Jednostki włączone do KSRG są najlepiej wyszkolone, najlepiej wyposażone i to one na mocy umowy podpisanej przez burmistrza mają obowiązek wyjechania do akcji. A w Komendzie mają pewność, że po zaalarmowaniu tej jednostki druhowie na pewno dojadą. Suchomski podkreślił, że mniejsze jednostki OSP też są alarmowane. Przyznał, że czasami dowódca akcji, który jest pierwszy na miejscu działań, po dojeździe jednostek z PSP i krajowego systemu, tych mniejszych nie wzywa. Ich obecność uznawana jest wówczas jako bezzasadna. - Niemniej, postanowiłem sobie jako punkt honoru, żeby zawsze - jeżeli jest jakieś zdarzenie na terenie tej miejscowości, w której jest OSP - je alarmowąć - zapowiedział komendant. - Choćby po to, by potwierdzić jej gotowość operacyjną. Niech jednostka dojedzie nawet w czasie późniejszym i będzie wykonywać działania pomocnicze.
Oczywiście jest też tak, że ochotnicy nie muszą czekać na powiadomienie. Jeżeli wiedzą, że coś się dzieje, mogą wyjechać do akcji.

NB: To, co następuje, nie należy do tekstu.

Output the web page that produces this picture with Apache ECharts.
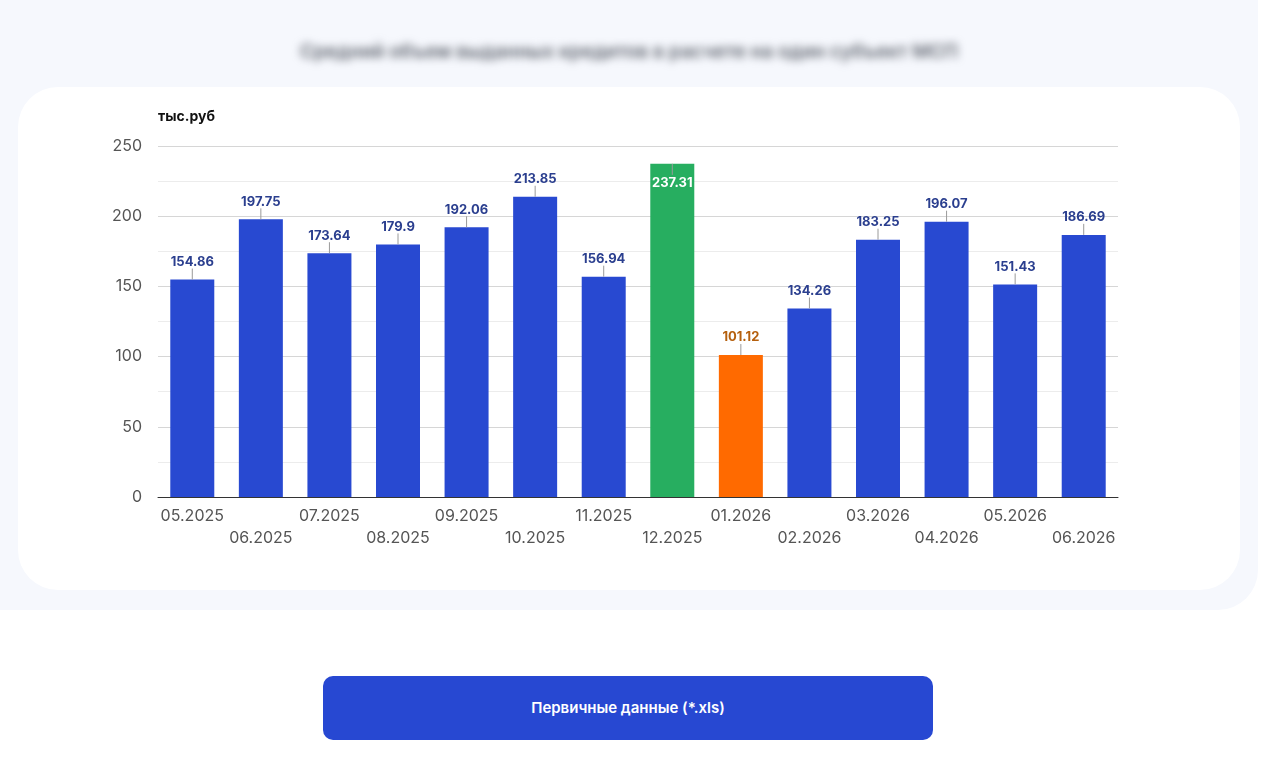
<!DOCTYPE html>
<html><head><meta charset="utf-8">
<script src="https://cdn.jsdelivr.net/npm/echarts@6/dist/echarts.min.js"></script>
<style>
html,body{margin:0;padding:0;background:#fff;width:1280px;height:776px;overflow:hidden;font-family:Inter,sans-serif;}
#outer{position:absolute;left:-40px;top:-40px;width:1298px;height:650px;background:#f6f8fd;border-radius:40px;}
#card{position:absolute;left:18px;top:87px;width:1222px;height:503px;background:#fff;border-radius:40px;}
#title{position:absolute;left:0;top:40px;width:1258px;text-align:center;font-size:19px;color:#60656f;font-weight:600;filter:blur(4px);white-space:nowrap;}
#chart{position:absolute;left:0;top:0;width:1280px;height:776px;}
#btn{position:absolute;left:323px;top:676px;width:610px;height:64px;background:#2748d2;border-radius:10px;color:#fff;font-size:15px;font-weight:600;text-align:center;line-height:64px;}
</style></head>
<body>
<div id="outer"></div>
<div id="card"></div>
<div id="title">Средний объем выданных кредитов в расчете на один субъект МСП</div>
<div id="chart"></div>
<div id="btn">Первичные данные (*.xls)</div>
<script>
const categories = ["05.2025","06.2025","07.2025","08.2025","09.2025","10.2025","11.2025","12.2025","01.2026","02.2026","03.2026","04.2026","05.2026","06.2026"];
const values = [154.86,197.75,173.64,179.9,192.06,213.85,156.94,237.31,101.12,134.26,183.25,196.07,151.43,186.69];
const yTicks = [0,50,100,150,200,250];
const unitName = "тыс.руб";

const BLUE = "#2849d1", GREEN = "#27ae60", ORANGE = "#ff6a00";
const FONT = "Inter";
const yMax = yTicks[yTicks.length-1];
const maxV = Math.max(...values), minV = Math.min(...values);
const flip = v => v > yMax - 20;

const barData = values.map(v => {
  const isMax = v === maxV, isMin = v === minV;
  const item = { value: v, itemStyle: { color: isMax ? GREEN : isMin ? ORANGE : BLUE } };
  if (flip(v)) {
    item.label = { position: 'insideTop', distance: 13, color: '#fff', textBorderColor: GREEN, textBorderWidth: 3 };
  } else if (isMin) {
    item.label = { color: '#b5600e' };
  }
  return item;
});

const chart = echarts.init(document.getElementById('chart'), null, {renderer:'canvas'});
chart.setOption({
  animation: false,
  grid: { left: 158, right: 162, top: 146, bottom: 279, containLabel: false },
  xAxis: {
    type: 'category', data: categories,
    axisLine: { lineStyle: { color: '#333', width: 1 } },
    axisTick: { show: false },
    axisLabel: {
      interval: 0, margin: 8, fontSize: 16, lineHeight: 22, color: '#555',
      fontFamily: FONT,
      formatter: (v, i) => (i % 2 ? '\n' + v : v)
    }
  },
  yAxis: {
    type: 'value', min: yTicks[0], max: yMax, interval: 50,
    name: unitName, nameLocation: 'end', nameGap: 22,
    nameTextStyle: { align: 'left', fontSize: 14, fontWeight: 'bold', color: '#111', fontFamily: FONT },
    axisLine: { show: false }, axisTick: { show: false },
    axisLabel: { fontSize: 16, color: '#555', margin: 16, fontFamily: FONT },
    splitLine: { lineStyle: { color: '#d6d6d6' } },
    minorTick: { show: false, splitNumber: 2 },
    minorSplitLine: { show: true, lineStyle: { color: '#ececec' } }
  },
  series: [
    {
      type: 'bar', data: barData, barWidth: 44,
      label: { show: true, position: 'top', distance: 11, fontSize: 13, fontWeight: 'bold', color: '#2b3f8f', fontFamily: FONT }
    },
    {
      type: 'custom', silent: true, z: 5,
      data: values.map((v, i) => [i, v]),
      renderItem: (params, api) => {
        const p = api.coord([api.value(0), api.value(1)]);
        const dir = flip(api.value(1)) ? 1 : -1;
        return { type: 'line', shape: { x1: p[0], y1: p[1], x2: p[0], y2: p[1] + dir * 11 },
                 style: { stroke: '#9a9a9a', lineWidth: 1 } };
      }
    }
  ]
});
</script>
</body></html>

Jakie jednostki OSP dojadą w 15 minut?
Co determinuje strażaków? Po pierwsze, czas dojazdu. Po drugie, pewność, że się pojawią. W ciągu 15 minut muszą być na miejscu. Suchomski mówi, że - owszem - małe jednostki OSP skupiają ludzi o gorących sercach, którzy chcą działać, ale - niestety - nie ma pewności, że się zbiorą i dotrą w porę. - Analizując statystykę z poprzedniego roku, było 13 przypadków. kiedy jednostka zaalarmowana nie wyjechała do działań. Z różnych przyczyn. Z jednej jednostki komendant otrzymał pismo z wyjaśnieniem, że jest tak, bo jest rzadko dysponowana, a w godzinach popołudniowych i w weekendy druhowie mogą wyjeżdżać. Więc komendant pyta: No dobrze, a co w pozostałe dni? Ja rozumiem, że druhowie pracują i w tych małych jednostkach nie zawsze mogą w każdej chwili wyjechać. Ale zapewniam, jeżeli wiemy, że jednostka jest prężna i chce działać, to na pewno będzie dysponowana.
Jak samorząd ubezpiecza małe jednostki OSP
Radny Balcer podkreślił, że druhowie nie zawsze mają właściwego zaplecza. Bo gminy w ramach tzw. oszczędności ustalają niższą liczbę strażaków, których ubezpiecza do działań. Faktem jest też, że - jeżeli ktoś jest w pracy - nie może wziąć udział w akcji.
Radny Tomasz Fifielski zauważył, że należy wykorzystywać potencjał wszystkich jednostek OSP. Mają przecież coraz lepszy sprzęt, a druhowie są przeszkoleni. I należy o nich pamiętać, a nawałnica pokazała, że gdy jednocześnie zdarzeń jest więcej, to strażacy będący w Krajowym Systemie Ratowniczo-Gaśniczym nie są w stanie wszystkim wyzwaniom sprostać.